Fantastic re:View - the Rich & Jay format is a lot of fun. (Side note: the re-visiting little seen movies from Rich’s childhood were excellent episodes). Really great to get Jay’s reaction and commmentary on the film. It’s nice to have the new, fresh takes after a lifetime of loving this movie. Also - I think For a Few Dollars More is incredible. Absolutely brilliant. There are criticisms about it (long and with a muddled plot) but Lee Van Cleef is awesome as a pseudo-good guy (he may not be a white-hat but he’s got a moral motivation) and I love Gian Maria Volontè in that film. His Indio is the psychopath bandit that fuels nightmares! great stuff, and as usual Mr. Evans nails it: to all you GenX-ers, try something different! You won’t regret it.

DonMac

I wonder if Jay and Rich know that they watched 2 difference cuts of the movie. Jay watched the 4K disc which is the shorter U.S. theatrical release and Rich watched the one for sale on Amazon Prime streaming which is the longer Italian cut.
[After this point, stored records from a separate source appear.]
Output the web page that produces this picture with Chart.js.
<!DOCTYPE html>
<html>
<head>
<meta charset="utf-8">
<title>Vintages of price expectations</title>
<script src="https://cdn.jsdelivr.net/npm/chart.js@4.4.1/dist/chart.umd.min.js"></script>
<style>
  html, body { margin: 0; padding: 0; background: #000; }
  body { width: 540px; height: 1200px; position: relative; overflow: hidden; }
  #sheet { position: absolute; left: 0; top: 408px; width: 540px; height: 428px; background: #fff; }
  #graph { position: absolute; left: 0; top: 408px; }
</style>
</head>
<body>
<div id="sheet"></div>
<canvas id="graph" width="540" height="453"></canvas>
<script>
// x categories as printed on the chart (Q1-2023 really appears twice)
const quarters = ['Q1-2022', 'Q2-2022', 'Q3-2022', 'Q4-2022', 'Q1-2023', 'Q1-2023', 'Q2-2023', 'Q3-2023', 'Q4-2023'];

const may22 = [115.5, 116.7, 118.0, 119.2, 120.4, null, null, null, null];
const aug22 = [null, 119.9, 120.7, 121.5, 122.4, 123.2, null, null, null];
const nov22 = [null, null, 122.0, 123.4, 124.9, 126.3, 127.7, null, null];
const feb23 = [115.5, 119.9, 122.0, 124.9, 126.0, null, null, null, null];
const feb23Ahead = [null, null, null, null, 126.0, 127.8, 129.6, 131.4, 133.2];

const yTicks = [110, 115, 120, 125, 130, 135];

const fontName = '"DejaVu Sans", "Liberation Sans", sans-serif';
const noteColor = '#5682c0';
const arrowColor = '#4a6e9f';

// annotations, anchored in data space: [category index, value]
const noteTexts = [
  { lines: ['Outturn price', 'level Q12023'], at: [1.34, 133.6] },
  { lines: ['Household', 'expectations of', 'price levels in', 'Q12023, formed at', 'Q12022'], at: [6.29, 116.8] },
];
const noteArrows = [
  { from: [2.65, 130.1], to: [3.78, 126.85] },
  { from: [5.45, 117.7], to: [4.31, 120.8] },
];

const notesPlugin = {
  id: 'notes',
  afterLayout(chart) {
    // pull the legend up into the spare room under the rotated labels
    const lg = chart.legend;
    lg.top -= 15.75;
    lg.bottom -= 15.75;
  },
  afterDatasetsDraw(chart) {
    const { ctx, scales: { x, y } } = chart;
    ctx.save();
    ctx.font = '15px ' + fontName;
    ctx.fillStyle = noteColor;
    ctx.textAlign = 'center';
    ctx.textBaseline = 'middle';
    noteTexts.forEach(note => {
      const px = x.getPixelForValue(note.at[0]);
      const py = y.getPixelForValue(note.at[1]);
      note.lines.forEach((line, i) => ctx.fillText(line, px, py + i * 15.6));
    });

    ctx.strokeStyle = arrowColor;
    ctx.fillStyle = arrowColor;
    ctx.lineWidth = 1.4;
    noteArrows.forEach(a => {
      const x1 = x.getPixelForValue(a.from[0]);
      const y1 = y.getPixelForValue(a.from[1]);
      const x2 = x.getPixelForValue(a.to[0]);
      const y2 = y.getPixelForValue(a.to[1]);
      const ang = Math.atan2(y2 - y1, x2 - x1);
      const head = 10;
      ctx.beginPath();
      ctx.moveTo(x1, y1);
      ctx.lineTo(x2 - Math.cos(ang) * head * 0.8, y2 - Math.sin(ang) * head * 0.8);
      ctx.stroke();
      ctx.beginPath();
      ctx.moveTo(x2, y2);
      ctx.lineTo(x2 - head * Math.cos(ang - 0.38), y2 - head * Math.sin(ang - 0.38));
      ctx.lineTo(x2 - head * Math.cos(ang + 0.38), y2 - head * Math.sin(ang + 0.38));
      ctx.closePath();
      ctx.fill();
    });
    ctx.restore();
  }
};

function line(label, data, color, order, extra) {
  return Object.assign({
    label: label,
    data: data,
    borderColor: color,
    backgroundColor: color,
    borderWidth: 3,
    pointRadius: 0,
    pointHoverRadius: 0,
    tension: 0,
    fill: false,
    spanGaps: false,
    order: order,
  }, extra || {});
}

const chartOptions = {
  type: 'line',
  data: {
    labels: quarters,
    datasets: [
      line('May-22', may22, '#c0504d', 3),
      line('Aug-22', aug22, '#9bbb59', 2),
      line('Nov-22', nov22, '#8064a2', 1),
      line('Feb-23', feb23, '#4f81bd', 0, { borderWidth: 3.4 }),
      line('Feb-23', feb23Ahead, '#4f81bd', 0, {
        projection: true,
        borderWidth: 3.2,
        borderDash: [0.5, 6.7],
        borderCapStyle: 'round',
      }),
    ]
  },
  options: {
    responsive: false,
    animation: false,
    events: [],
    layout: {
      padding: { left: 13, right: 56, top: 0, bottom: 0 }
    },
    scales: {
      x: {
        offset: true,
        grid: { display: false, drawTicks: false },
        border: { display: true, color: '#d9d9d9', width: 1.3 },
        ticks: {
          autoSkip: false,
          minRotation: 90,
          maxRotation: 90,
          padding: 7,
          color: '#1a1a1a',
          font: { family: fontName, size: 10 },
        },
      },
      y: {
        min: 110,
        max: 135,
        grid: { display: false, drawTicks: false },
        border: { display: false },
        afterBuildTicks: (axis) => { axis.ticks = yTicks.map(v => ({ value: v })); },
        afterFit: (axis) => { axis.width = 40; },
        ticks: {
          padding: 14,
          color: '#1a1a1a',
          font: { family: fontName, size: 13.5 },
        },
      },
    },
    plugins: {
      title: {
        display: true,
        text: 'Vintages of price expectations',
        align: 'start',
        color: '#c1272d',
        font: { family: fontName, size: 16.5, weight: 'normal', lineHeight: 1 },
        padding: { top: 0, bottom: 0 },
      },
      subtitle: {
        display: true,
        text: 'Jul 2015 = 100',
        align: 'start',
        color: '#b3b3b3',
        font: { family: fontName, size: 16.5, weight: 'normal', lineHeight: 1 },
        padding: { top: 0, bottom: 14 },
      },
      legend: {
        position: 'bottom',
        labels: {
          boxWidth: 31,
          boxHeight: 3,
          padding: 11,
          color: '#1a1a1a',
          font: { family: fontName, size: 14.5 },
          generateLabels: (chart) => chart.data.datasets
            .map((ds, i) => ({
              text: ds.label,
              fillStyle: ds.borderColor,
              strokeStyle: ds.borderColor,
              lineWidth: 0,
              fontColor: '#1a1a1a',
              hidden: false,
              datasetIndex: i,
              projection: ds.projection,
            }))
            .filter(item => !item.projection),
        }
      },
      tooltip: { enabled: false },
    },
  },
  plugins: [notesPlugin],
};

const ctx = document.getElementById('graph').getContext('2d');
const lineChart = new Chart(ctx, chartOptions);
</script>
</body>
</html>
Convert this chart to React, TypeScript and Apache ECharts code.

The extra scenes only fill in a few plot points but do have an Angel Eyes scene in the middle of that long section he's otherwise missing from the movie. (The voice dubs are all off in the extra scenes due to being dubbed decades later, which is why the U.S. theatrical cut is usually preferred.)

Anonymous

Surprised they did not invoke Yojimbo as the inspiration for fistful of dollars?

Top Hat Monkey

Exactly, R-Pupkin! Wayne's performance in Liberty Valance puts the lie to the notion that The Duke had no acting chops (aka Range). And just to add to the discussion of great traditional westerns, I'll toss in Shane, one of the finest ever made.

Anonymous

Thanks for immediately ruining the ending you hacks!!!!